Federation ‘outraged’ by Beit Shemesh mayor’s anti-gay slur


Anti-gay remarks by the newly re-elected mayor of Beit Shemesh brought condemnation from residents as well as the Jewish Federation of Greater Washington, which runs a partnership program with that Israeli city that is said to be where David slew Goliath.

During a television interview aired in Israel Nov. 8, Mayor Moshe Abutbul, a fervently Orthodox Jew, said that his “holy and pure” city does not have any homosexual residents. He continued on during the interview on Channel 10 to say that it wasn’t his job to take care of homosexuals. Rather, he said, the police and the Health Ministry are responsible for handling the LGBT community.

Shortly after the mayor’s comments, the Federation sent him a letter, saying it was “outraged” by his comments. “Mr. Mayor, gays and lesbians are neither sick nor criminal,” it was stated in the one-page letter that was signed by Liza Levy, Federation president, and Steve Rakitt, its CEO.

“Your comments hurt and offend many in your community, in Israel and in the Diaspora, and we urge you to immediately retract them.” The Federation “is a welcoming community of tolerance, a ‘big tent’ within which all can thrive and prosper,” the letter stated.


For the past 18 years, the Federation has paired with Beit Shemesh and Mateh Yehuda region in the Jewish Agency’s Partnership 2Gether program. Gideon Even Ari, who chairs Partnership 2Gether Beit Shemesh Mateh Yehuda, said he “was very upset to hear it, of course. The fact that he said it doesn’t mean this city thinks like that.”

Abutbul won in a very close election, Even Ari said, adding, “I don’t think all the people who gave him their vote think like this.”

“He is my mayor, like him or not,” he said, adding however, “I don’t feel like he is my mayor when he speaks like this.” Even Ari urged Washington Jewish Week to stress that the mayor’s anti-gay statements are “not what all the city thinks.”
Gideon Vennor, Partnership director, said “People are appalled. People are shocked.” 

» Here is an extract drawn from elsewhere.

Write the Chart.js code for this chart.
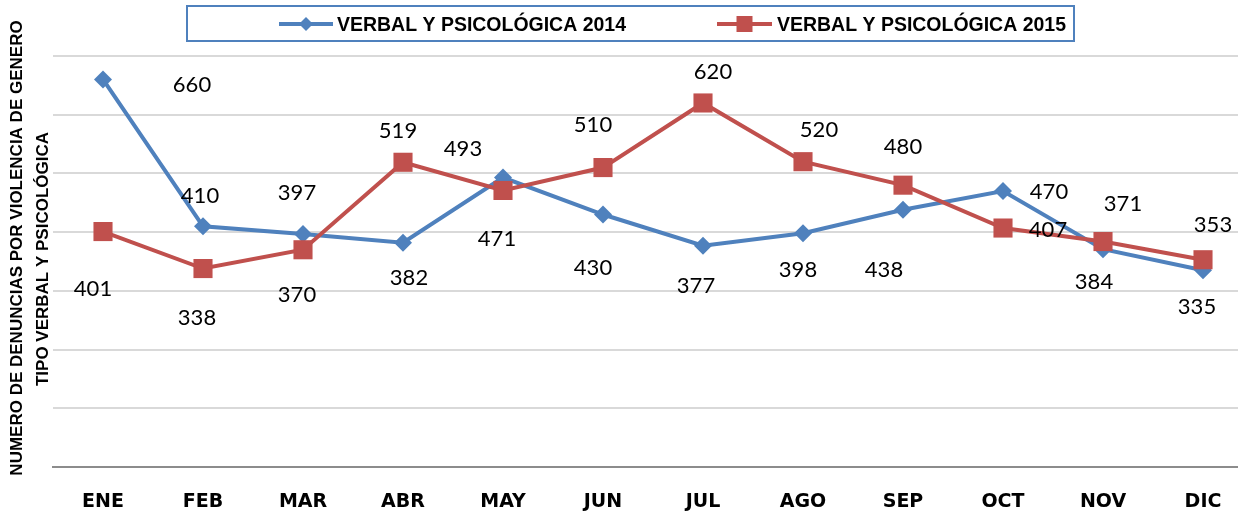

“I haven’t seen support of the man’s views,” Vennor said of the mayor, adding that he has, however, seen much outrage in postings on personal Facebook pages.

Beit Shemesh resident Chaya Yosovich is also upset. “In a way, I would say he is naive. On the other hand, he is the mayor. He has to know what is going on.”

Yosovich, whose father lives in Silver Spring and is head of the Yeshiva of Greater Washington, continued, “I think everyone can live in Beit Shemesh. It doesn’t matter what they think, what they do. We have to find space for them.”

The Association of Gays, Lesbians, Bisexuals and Transgendered in Israel filed a complaint with the police against Abutbul.

There have been numerous exchanges between the Federation and Beit Shemesh, which has a population of about 75,000 and is located about 20 miles west of Jerusalem. Residents of Beit Shemesh have visited this area to learn about environmentalism, the development of Rockville, bicycling competitions and cooking exhibitions.

Montgomery County had considered becoming a Sister City with Beit Shemesh but never made it official following complaints by about 40 residents who attended a Sister Cities’ meeting. Prior to that meeting, Beit Shemesh had been the scene of unrest. Some members of its haredi population harassed and even physically attacked females of all ages, whom they said were dressing immodestly and otherwise not living up to their stringent religious standards.

A relationship between the county and Beit Shemesh is on hold indefinitely.